"""

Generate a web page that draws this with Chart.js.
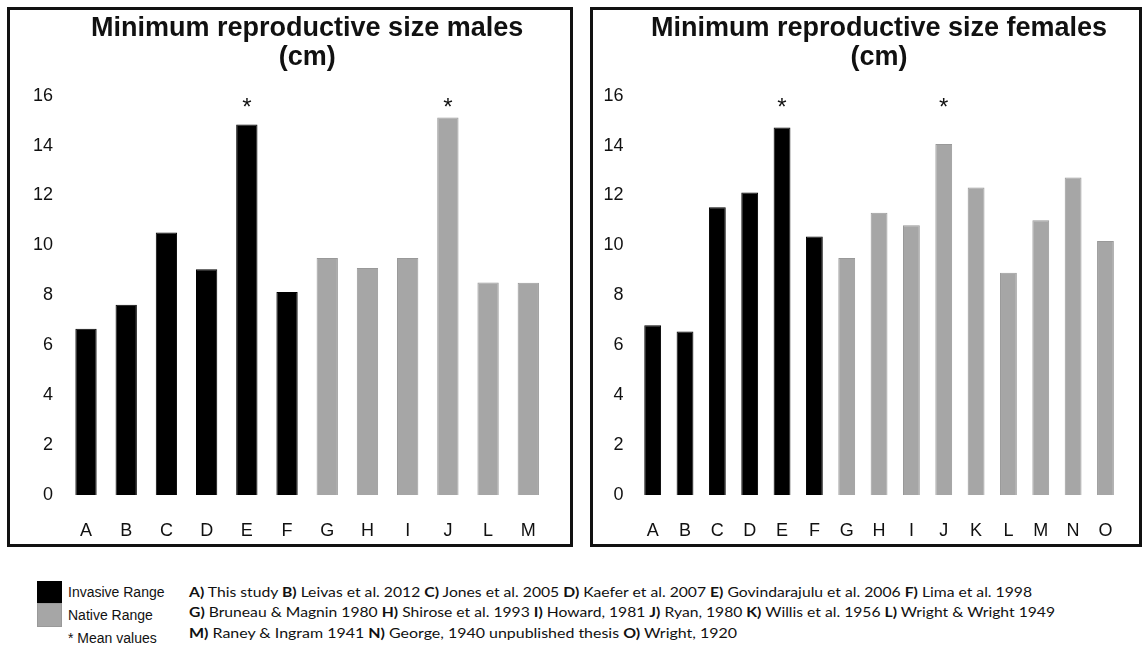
<!DOCTYPE html>
<html>
<head>
<meta charset="utf-8">
<script src="https://cdn.jsdelivr.net/npm/chart.js@4/dist/chart.umd.min.js"></script>
<style>
  html, body { margin: 0; padding: 0; background: #fff; }
  #page { position: relative; width: 1144px; height: 646px; overflow: hidden; background: #fff; }
  .panel { position: absolute; border: 3px solid #111; box-sizing: border-box; }
  .cv { position: absolute; }
  .sq { position: absolute; left: 37px; width: 25px; }
  .lg { position: absolute; left: 68px; font-family: "Liberation Sans", Arial, sans-serif; font-size: 14px; color: #111; line-height: 16px; white-space: nowrap; }
  .ref { position: absolute; left: 189px; font-family: Lato, "Open Sans", sans-serif; font-size: 14px; color: #111; line-height: 16px; white-space: nowrap; transform-origin: 0 50%; }
  .ref b { font-weight: 700; }
</style>
</head>
<body>
<div id="page">
  <div class="panel" style="left:7px; top:7px; width:566px; height:540px;"></div>
  <div class="panel" style="left:590px; top:7px; width:552px; height:540px;"></div>
  <div class="cv" style="left:10px; top:10px; width:559px; height:534px;"><canvas id="males"></canvas></div>
  <div class="cv" style="left:593px; top:10px; width:545px; height:534px;"><canvas id="females"></canvas></div>

  <div class="sq" style="top:581px; height:22px; background:#000;"></div>
  <div class="sq" style="top:603px; height:24px; background:#a6a6a6; box-sizing:border-box; border:1px solid #999;"></div>
  <div class="lg" style="top:584px;">Invasive Range</div>
  <div class="lg" style="top:607px;">Native Range</div>
  <div class="lg" style="top:630px;">* Mean values</div>

  <div class="ref" id="r1" data-w="843" style="top:584px;"><b>A)</b> This study <b>B)</b> Leivas et al. 2012 <b>C)</b> Jones et al. 2005 <b>D)</b> Kaefer et al. 2007 <b>E)</b> Govindarajulu et al. 2006 <b>F)</b> Lima et al. 1998</div>
  <div class="ref" id="r2" data-w="866" style="top:604px;"><b>G)</b> Bruneau &amp; Magnin 1980 <b>H)</b> Shirose et al. 1993 <b>I)</b> Howard, 1981 <b>J)</b> Ryan, 1980 <b>K)</b> Willis et al. 1956 <b>L)</b> Wright &amp; Wright 1949</div>
  <div class="ref" id="r3" data-w="548" style="top:625px;"><b>M)</b> Raney &amp; Ingram 1941 <b>N)</b> George, 1940 unpublished thesis <b>O)</b> Wright, 1920</div>
</div>
<script>
// ---------------- data ----------------
const maleCategories = ['A','B','C','D','E','F','G','H','I','J','L','M'];
const maleValues     = [6.66, 7.62, 10.52, 9.05, 14.85, 8.13, 9.5, 9.1, 9.5, 15.13, 8.51, 8.5];
const maleRanges     = ['invasive','invasive','invasive','invasive','invasive','invasive','native','native','native','native','native','native'];
const maleMeanMarks  = ['E','J'];

const femaleCategories = ['A','B','C','D','E','F','G','H','I','J','K','L','M','N','O'];
const femaleValues     = [6.8, 6.55, 11.53, 12.12, 14.73, 10.36, 9.5, 11.31, 10.81, 14.06, 12.32, 8.91, 11.01, 12.72, 10.18];
const femaleRanges     = ['invasive','invasive','invasive','invasive','invasive','invasive','native','native','native','native','native','native','native','native','native'];
const femaleMeanMarks  = ['E','J'];

const yTickValues = [0, 2, 4, 6, 8, 10, 12, 14, 16];
const meanMarkLevel = 15.7;

const rangeFill   = { invasive: '#000000', native: '#a6a6a6' };
const rangeBorder = { invasive: '#000000', native: '#999999' };

// ---------------- charts ----------------
const starPlugin = {
  id: 'meanStars',
  afterDatasetsDraw(chart, args, opts) {
    const ctx = chart.ctx;
    const xs = chart.scales.x, ys = chart.scales.y;
    ctx.save();
    ctx.fillStyle = '#111';
    ctx.font = '24px "Liberation Sans", Arial, sans-serif';
    ctx.textAlign = 'center';
    ctx.textBaseline = 'alphabetic';
    (opts.marks || []).forEach(c => {
      const x = xs.getPixelForValue(chart.data.labels.indexOf(c));
      const y = ys.getPixelForValue(meanMarkLevel);
      ctx.fillText('*', x, y + 12);
    });
    ctx.restore();
  }
};

function makeChart(id, title, cats, vals, ranges, marks, cfg) {
  return new Chart(document.getElementById(id), {
    type: 'bar',
    data: {
      labels: cats,
      datasets: [{
        data: vals,
        backgroundColor: ranges.map(r => rangeFill[r]),
        borderColor: ranges.map(r => rangeBorder[r]),
        borderWidth: 1,
        categoryPercentage: 1,
        barPercentage: cfg.barPct
      }]
    },
    options: {
      responsive: true,
      maintainAspectRatio: false,
      animation: false,
      events: [],
      layout: { padding: { left: 0, right: cfg.padRight, top: 0, bottom: 0 } },
      plugins: {
        legend: { display: false },
        tooltip: { enabled: false },
        meanStars: { marks: marks },
        title: {
          display: true,
          text: title,
          fullSize: false,
          color: '#111',
          font: { family: '"Liberation Sans", Arial, sans-serif', size: 27, weight: 'bold', lineHeight: 1.1 },
          padding: { top: 3.2, bottom: 23.1 }
        }
      },
      scales: {
        x: {
          grid: { display: false, drawTicks: false },
          border: { display: false },
          ticks: { color: '#111', padding: 25, font: { family: '"Liberation Sans", Arial, sans-serif', size: 18 } },
          afterFit(s) { s.height = 49; }
        },
        y: {
          min: 0, max: 16,
          grid: { display: false, drawTicks: false },
          border: { display: false },
          afterBuildTicks(s) { s.ticks = yTickValues.map(v => ({ value: v })); },
          ticks: { color: '#111', padding: 13, font: { family: '"Liberation Sans", Arial, sans-serif', size: 18 } },
          afterFit(s) { s.width = cfg.yWidth; }
        }
      }
    },
    plugins: [starPlugin]
  });
}

makeChart('males', ['Minimum reproductive size males', '(cm)'], maleCategories, maleValues, maleRanges, maleMeanMarks,
  { barPct: 0.53, padRight: 20.6, yWidth: 55.9 });
makeChart('females', ['Minimum reproductive size females', '(cm)'], femaleCategories, femaleValues, femaleRanges, femaleMeanMarks,
  { barPct: 0.52, padRight: 15.3, yWidth: 43.5 });

// fit citation lines to the reference widths
document.querySelectorAll('.ref').forEach(el => {
  const w = el.getBoundingClientRect().width;
  const target = parseFloat(el.dataset.w);
  el.style.transform = 'scaleX(' + (target / w) + ')';
});
</script>
</body>
</html>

"""

SET TASK:
Return each line exactly as written. Any picture gets left out.

OUTPUT OF THE EXERCISE:
Generate a web page that draws this with Chart.js.
<!DOCTYPE html>
<html>
<head>
<meta charset="utf-8">
<script src="https://cdn.jsdelivr.net/npm/chart.js@4/dist/chart.umd.min.js"></script>
<style>
  html, body { margin: 0; padding: 0; background: #fff; }
  #page { position: relative; width: 1144px; height: 646px; overflow: hidden; background: #fff; }
  .panel { position: absolute; border: 3px solid #111; box-sizing: border-box; }
  .cv { position: absolute; }
  .sq { position: absolute; left: 37px; width: 25px; }
  .lg { position: absolute; left: 68px; font-family: "Liberation Sans", Arial, sans-serif; font-size: 14px; color: #111; line-height: 16px; white-space: nowrap; }
  .ref { position: absolute; left: 189px; font-family: Lato, "Open Sans", sans-serif; font-size: 14px; color: #111; line-height: 16px; white-space: nowrap; transform-origin: 0 50%; }
  .ref b { font-weight: 700; }
</style>
</head>
<body>
<div id="page">
  <div class="panel" style="left:7px; top:7px; width:566px; height:540px;"></div>
  <div class="panel" style="left:590px; top:7px; width:552px; height:540px;"></div>
  <div class="cv" style="left:10px; top:10px; width:559px; height:534px;"><canvas id="males"></canvas></div>
  <div class="cv" style="left:593px; top:10px; width:545px; height:534px;"><canvas id="females"></canvas></div>

  <div class="sq" style="top:581px; height:22px; background:#000;"></div>
  <div class="sq" style="top:603px; height:24px; background:#a6a6a6; box-sizing:border-box; border:1px solid #999;"></div>
  <div class="lg" style="top:584px;">Invasive Range</div>
  <div class="lg" style="top:607px;">Native Range</div>
  <div class="lg" style="top:630px;">* Mean values</div>

  <div class="ref" id="r1" data-w="843" style="top:584px;"><b>A)</b> This study <b>B)</b> Leivas et al. 2012 <b>C)</b> Jones et al. 2005 <b>D)</b> Kaefer et al. 2007 <b>E)</b> Govindarajulu et al. 2006 <b>F)</b> Lima et al. 1998</div>
  <div class="ref" id="r2" data-w="866" style="top:604px;"><b>G)</b> Bruneau &amp; Magnin 1980 <b>H)</b> Shirose et al. 1993 <b>I)</b> Howard, 1981 <b>J)</b> Ryan, 1980 <b>K)</b> Willis et al. 1956 <b>L)</b> Wright &amp; Wright 1949</div>
  <div class="ref" id="r3" data-w="548" style="top:625px;"><b>M)</b> Raney &amp; Ingram 1941 <b>N)</b> George, 1940 unpublished thesis <b>O)</b> Wright, 1920</div>
</div>
<script>
// ---------------- data ----------------
const maleCategories = ['A','B','C','D','E','F','G','H','I','J','L','M'];
const maleValues     = [6.66, 7.62, 10.52, 9.05, 14.85, 8.13, 9.5, 9.1, 9.5, 15.13, 8.51, 8.5];
const maleRanges     = ['invasive','invasive','invasive','invasive','invasive','invasive','native','native','native','native','native','native'];
const maleMeanMarks  = ['E','J'];

const femaleCategories = ['A','B','C','D','E','F','G','H','I','J','K','L','M','N','O'];
const femaleValues     = [6.8, 6.55, 11.53, 12.12, 14.73, 10.36, 9.5, 11.31, 10.81, 14.06, 12.32, 8.91, 11.01, 12.72, 10.18];
const femaleRanges     = ['invasive','invasive','invasive','invasive','invasive','invasive','native','native','native','native','native','native','native','native','native'];
const femaleMeanMarks  = ['E','J'];

const yTickValues = [0, 2, 4, 6, 8, 10, 12, 14, 16];
const meanMarkLevel = 15.7;

const rangeFill   = { invasive: '#000000', native: '#a6a6a6' };
const rangeBorder = { invasive: '#000000', native: '#999999' };

// ---------------- charts ----------------
const starPlugin = {
  id: 'meanStars',
  afterDatasetsDraw(chart, args, opts) {
    const ctx = chart.ctx;
    const xs = chart.scales.x, ys = chart.scales.y;
    ctx.save();
    ctx.fillStyle = '#111';
    ctx.font = '24px "Liberation Sans", Arial, sans-serif';
    ctx.textAlign = 'center';
    ctx.textBaseline = 'alphabetic';
    (opts.marks || []).forEach(c => {
      const x = xs.getPixelForValue(chart.data.labels.indexOf(c));
      const y = ys.getPixelForValue(meanMarkLevel);
      ctx.fillText('*', x, y + 12);
    });
    ctx.restore();
  }
};

function makeChart(id, title, cats, vals, ranges, marks, cfg) {
  return new Chart(document.getElementById(id), {
    type: 'bar',
    data: {
      labels: cats,
      datasets: [{
        data: vals,
        backgroundColor: ranges.map(r => rangeFill[r]),
        borderColor: ranges.map(r => rangeBorder[r]),
        borderWidth: 1,
        categoryPercentage: 1,
        barPercentage: cfg.barPct
      }]
    },
    options: {
      responsive: true,
      maintainAspectRatio: false,
      animation: false,
      events: [],
      layout: { padding: { left: 0, right: cfg.padRight, top: 0, bottom: 0 } },
      plugins: {
        legend: { display: false },
        tooltip: { enabled: false },
        meanStars: { marks: marks },
        title: {
          display: true,
          text: title,
          fullSize: false,
          color: '#111',
          font: { family: '"Liberation Sans", Arial, sans-serif', size: 27, weight: 'bold', lineHeight: 1.1 },
          padding: { top: 3.2, bottom: 23.1 }
        }
      },
      scales: {
        x: {
          grid: { display: false, drawTicks: false },
          border: { display: false },
          ticks: { color: '#111', padding: 25, font: { family: '"Liberation Sans", Arial, sans-serif', size: 18 } },
          afterFit(s) { s.height = 49; }
        },
        y: {
          min: 0, max: 16,
          grid: { display: false, drawTicks: false },
          border: { display: false },
          afterBuildTicks(s) { s.ticks = yTickValues.map(v => ({ value: v })); },
          ticks: { color: '#111', padding: 13, font: { family: '"Liberation Sans", Arial, sans-serif', size: 18 } },
          afterFit(s) { s.width = cfg.yWidth; }
        }
      }
    },
    plugins: [starPlugin]
  });
}

makeChart('males', ['Minimum reproductive size males', '(cm)'], maleCategories, maleValues, maleRanges, maleMeanMarks,
  { barPct: 0.53, padRight: 20.6, yWidth: 55.9 });
makeChart('females', ['Minimum reproductive size females', '(cm)'], femaleCategories, femaleValues, femaleRanges, femaleMeanMarks,
  { barPct: 0.52, padRight: 15.3, yWidth: 43.5 });

// fit citation lines to the reference widths
document.querySelectorAll('.ref').forEach(el => {
  const w = el.getBoundingClientRect().width;
  const target = parseFloat(el.dataset.w);
  el.style.transform = 'scaleX(' + (target / w) + ')';
});
</script>
</body>
</html>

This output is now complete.